Does GoogleBase override robots.txt ?

Forum Moderators: Robert Charlton & goodroi

Message Too Old, No Replies

Does GoogleBase override robots.txt ?

defanjos

5:42 pm on Apr 16, 2009 (gmt 0)

I have this annoying problem - Google stopped following my robots.txt.

For example I have a folder "/folder/" disallowed like:
User-agent: Googlebot
Disallow: /folder/

But, Google keeps on showing the urls in the format "/folder/1234.htm" in the index.
When I do site:example.com, over one thousand of those urls show. I want them gone.

I am wondering if it has to do with Googlebase. I have uploaded all the unwanted urls using a datafeed.
Basically, I want them to show in Googlebase, but not in the Google index.
I case you are wondering why I want that, it is because I rank a lot better when those urls are not in the index.

I even uploaded a sitemap to webmaster central with the URLs I want, but still no good.

tedster

8:39 pm on Apr 16, 2009 (gmt 0)

Do those pages actually get spidered and their content shown in the SERPs? Or are they displayed as "url-only"?

[edited by: tedster at 9:53 pm (utc) on April 17, 2009]

defanjos

11:40 pm on Apr 16, 2009 (gmt 0)

When I do a site:example.com, the majority of results show title, desc, and url. Some show only the url, but they are in the minority.

None of the unwanted pages rank, as far as I can tell. I just know that when they are in the index, they screw up my rankings for the main pages.

tedster

2:26 am on Apr 17, 2009 (gmt 0)

If a robots.txt disallowed url shows up in the SERPs, even as a url-only listing, you can request its removal through the tool inside your WebmasterTools account.

defanjos

3:22 pm on Apr 17, 2009 (gmt 0)

I thought about that, but, Google says they have to return a 404, and I can't do that because I need the pages live for Googlebase and the other SEs

Thanks for the ideas thus far.

tedster

9:57 pm on Apr 17, 2009 (gmt 0)

Google says they have to return a 404

You may have misunderstood something. A robots.txt rule is definitely a way to remove urls from the index. See this Google Webmaster Help page: Removing my own content from Google's index [google.com]

defanjos

10:57 pm on Apr 17, 2009 (gmt 0)

I was referring to the WebmasterTools only - they write:

To do this, ensure that each page returns an HTTP status code of either 404 or 410, or use a robots.txt file or meta noindex tag to block crawlers from accessing your content.
If you're requesting removal of a full site or directory, you must use a robots.txt file to block crawlers from accessing this content.

So, I basically did what they want - I used robots.txt to remove the directory, but it is not working. I could enter over 1000 urls manually into the webmaster tools, but that is a pain.

Anyway, I will wait a month and see if Google removes them again.
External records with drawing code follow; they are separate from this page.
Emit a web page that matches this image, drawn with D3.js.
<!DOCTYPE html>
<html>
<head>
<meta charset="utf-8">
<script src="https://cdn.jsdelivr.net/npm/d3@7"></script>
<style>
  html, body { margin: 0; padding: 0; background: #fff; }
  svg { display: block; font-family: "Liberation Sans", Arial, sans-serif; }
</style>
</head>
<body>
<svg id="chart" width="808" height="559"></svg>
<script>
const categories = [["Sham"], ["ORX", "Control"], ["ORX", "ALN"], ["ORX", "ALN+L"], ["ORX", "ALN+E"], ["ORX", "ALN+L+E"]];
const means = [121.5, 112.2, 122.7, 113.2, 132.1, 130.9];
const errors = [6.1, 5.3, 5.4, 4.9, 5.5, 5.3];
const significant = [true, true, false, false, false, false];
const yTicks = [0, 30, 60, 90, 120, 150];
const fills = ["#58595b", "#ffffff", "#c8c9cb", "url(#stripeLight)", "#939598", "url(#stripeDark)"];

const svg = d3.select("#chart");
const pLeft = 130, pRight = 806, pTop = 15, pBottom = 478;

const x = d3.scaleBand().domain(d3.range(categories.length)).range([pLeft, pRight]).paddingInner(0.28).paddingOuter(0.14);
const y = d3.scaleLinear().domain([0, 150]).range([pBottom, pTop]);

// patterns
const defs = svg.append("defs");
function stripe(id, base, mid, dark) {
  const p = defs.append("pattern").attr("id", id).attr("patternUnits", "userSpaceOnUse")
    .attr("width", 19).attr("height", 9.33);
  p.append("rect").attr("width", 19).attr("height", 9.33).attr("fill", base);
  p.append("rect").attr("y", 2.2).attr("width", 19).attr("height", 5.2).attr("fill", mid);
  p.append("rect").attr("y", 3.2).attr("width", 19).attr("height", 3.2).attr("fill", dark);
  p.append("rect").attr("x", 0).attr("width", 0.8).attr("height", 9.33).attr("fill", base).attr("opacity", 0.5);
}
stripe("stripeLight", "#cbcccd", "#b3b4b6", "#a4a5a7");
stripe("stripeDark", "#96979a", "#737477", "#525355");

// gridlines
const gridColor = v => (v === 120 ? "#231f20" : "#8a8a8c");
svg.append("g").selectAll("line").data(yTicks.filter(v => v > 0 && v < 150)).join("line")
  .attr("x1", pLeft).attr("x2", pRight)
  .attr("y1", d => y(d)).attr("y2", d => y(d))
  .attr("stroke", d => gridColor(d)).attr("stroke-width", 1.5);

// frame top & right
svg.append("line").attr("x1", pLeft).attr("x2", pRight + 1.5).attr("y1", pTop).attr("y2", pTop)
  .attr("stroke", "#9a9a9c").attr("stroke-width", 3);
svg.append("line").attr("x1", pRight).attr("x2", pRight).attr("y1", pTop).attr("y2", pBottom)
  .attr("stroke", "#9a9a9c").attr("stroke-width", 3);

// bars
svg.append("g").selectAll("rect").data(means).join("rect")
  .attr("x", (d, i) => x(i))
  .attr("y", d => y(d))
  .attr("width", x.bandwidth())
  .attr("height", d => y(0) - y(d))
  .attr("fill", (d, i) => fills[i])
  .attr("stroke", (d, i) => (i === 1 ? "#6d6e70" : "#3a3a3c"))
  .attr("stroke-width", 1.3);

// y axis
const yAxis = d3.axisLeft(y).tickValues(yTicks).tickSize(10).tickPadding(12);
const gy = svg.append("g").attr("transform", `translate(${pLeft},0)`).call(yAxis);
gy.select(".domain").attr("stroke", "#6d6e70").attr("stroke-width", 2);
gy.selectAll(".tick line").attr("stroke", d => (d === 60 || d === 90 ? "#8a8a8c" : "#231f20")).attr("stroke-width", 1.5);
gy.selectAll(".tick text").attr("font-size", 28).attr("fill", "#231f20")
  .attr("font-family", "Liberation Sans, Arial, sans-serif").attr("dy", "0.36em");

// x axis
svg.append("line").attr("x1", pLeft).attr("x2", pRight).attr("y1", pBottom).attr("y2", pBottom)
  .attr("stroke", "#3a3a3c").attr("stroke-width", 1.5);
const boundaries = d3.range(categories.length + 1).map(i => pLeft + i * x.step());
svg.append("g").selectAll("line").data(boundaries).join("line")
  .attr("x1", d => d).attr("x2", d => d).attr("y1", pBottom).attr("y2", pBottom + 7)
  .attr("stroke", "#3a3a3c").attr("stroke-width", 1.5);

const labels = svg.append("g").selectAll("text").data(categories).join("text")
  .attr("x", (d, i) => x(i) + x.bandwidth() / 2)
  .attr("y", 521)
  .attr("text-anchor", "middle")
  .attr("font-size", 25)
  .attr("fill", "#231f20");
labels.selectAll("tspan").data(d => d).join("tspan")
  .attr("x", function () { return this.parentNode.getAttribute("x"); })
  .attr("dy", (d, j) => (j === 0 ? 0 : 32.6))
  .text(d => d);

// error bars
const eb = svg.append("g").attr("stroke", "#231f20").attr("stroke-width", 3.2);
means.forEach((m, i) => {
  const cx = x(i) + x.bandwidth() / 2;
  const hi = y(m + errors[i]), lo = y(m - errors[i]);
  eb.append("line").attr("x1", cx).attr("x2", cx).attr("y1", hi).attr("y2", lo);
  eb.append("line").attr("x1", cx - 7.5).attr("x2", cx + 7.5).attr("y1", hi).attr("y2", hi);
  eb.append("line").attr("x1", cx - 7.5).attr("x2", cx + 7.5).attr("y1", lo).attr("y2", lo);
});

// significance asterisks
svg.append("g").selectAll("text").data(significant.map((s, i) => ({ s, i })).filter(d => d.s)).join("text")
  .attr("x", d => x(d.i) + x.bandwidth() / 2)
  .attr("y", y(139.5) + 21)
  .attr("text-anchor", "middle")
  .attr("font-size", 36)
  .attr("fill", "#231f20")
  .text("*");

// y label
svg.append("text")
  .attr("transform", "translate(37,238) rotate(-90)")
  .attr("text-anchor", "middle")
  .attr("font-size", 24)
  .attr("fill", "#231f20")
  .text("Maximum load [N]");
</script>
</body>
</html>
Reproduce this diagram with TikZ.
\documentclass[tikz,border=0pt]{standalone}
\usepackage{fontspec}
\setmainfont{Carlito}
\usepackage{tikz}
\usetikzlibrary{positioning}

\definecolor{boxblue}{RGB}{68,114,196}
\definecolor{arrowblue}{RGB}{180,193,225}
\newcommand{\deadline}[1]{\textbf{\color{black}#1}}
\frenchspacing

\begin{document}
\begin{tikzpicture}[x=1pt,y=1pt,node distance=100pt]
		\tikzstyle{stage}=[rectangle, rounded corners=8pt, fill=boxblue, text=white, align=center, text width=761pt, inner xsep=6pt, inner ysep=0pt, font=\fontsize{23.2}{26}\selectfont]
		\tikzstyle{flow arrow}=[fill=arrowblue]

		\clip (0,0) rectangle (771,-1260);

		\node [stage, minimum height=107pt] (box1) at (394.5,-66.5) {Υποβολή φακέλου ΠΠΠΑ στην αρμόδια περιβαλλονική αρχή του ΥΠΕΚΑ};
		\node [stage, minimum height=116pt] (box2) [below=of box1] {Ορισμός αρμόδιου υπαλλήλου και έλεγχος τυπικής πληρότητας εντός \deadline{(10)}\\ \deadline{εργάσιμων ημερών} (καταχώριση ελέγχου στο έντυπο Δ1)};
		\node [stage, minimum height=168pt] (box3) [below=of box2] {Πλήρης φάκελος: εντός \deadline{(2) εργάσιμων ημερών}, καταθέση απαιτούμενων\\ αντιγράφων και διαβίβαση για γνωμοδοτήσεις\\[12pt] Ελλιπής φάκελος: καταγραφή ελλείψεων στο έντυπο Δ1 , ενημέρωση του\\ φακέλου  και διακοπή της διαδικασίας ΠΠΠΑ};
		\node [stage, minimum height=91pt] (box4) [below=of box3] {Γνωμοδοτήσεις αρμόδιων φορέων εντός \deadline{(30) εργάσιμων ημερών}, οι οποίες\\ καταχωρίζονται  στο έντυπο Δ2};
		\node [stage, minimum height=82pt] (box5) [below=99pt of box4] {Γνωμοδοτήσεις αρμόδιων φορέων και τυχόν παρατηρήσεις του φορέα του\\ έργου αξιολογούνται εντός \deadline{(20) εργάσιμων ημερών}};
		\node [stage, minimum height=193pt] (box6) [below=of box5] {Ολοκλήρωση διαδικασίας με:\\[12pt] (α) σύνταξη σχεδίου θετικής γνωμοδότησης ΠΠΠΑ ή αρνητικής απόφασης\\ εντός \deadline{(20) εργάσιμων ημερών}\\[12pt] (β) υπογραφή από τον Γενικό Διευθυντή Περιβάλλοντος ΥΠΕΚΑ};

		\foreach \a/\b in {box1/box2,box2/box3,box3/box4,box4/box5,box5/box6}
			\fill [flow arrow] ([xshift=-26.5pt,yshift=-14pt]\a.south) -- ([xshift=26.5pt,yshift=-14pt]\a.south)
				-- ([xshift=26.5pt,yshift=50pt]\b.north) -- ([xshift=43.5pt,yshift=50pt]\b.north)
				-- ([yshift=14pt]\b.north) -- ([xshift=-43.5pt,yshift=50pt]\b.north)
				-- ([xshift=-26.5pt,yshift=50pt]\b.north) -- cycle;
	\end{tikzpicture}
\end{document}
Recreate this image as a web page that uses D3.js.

The weird part is, they used to be gone, but suddenly started being indexed again, thus the reason for my original question.

tedster

11:19 pm on Apr 17, 2009 (gmt 0)

I could enter over 1000 urls manually into the webmaster tools, but that is a pain.

Agreed. This is a frustration in the current implementation of url removal. I'm pretty sure that back when the only removal tool was public you used to just "remove any urls blocked in robots.txt" -- or something along those lines -- and that took care of the wild card effect in robots.txt. It should be that way, IMO.